Following on from last month’s theme (subject material that is new to the guide) I thought this month I would concentrate on graphene.

Graphene crops up in topic 4, Chemical bonding and structure.

You may well have heard of graphene – it comes up from time to time in the media – but what is it?Rewind to 2004 and Andre Geim and his PhD. student Konstantin Novoselov. Location: The University of Manchester.

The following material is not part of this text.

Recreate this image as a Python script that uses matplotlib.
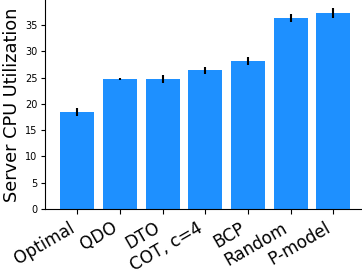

The experiment that led to its discovery was termed a “Friday evening experiment”. This was a term used to describe an “off beat, interest driven experiment and cunningly disguised the actual amount of work required to get any results.”1

Ultimately, the Friday night experiment delivered the team a Nobel prize for their work.
There is a good BBC interview at:– Although for many good reasons you may not be able to access this.
So what is graphene?
Firstly it is an allotrope of carbon with carbon atoms covalently bonded and densely packed together in an sp2 bonded hexagonal pattern (sounds familiar? Like graphite?)

However, graphene is a one atom thick and this opens up huge possibilities for the macromolecule that will be dealt with later.
Interestingly, it is the basic structural element of other carbon allotropes
[These allotropes being graphite, charcoal, carbon nanotubes and fullerenes.]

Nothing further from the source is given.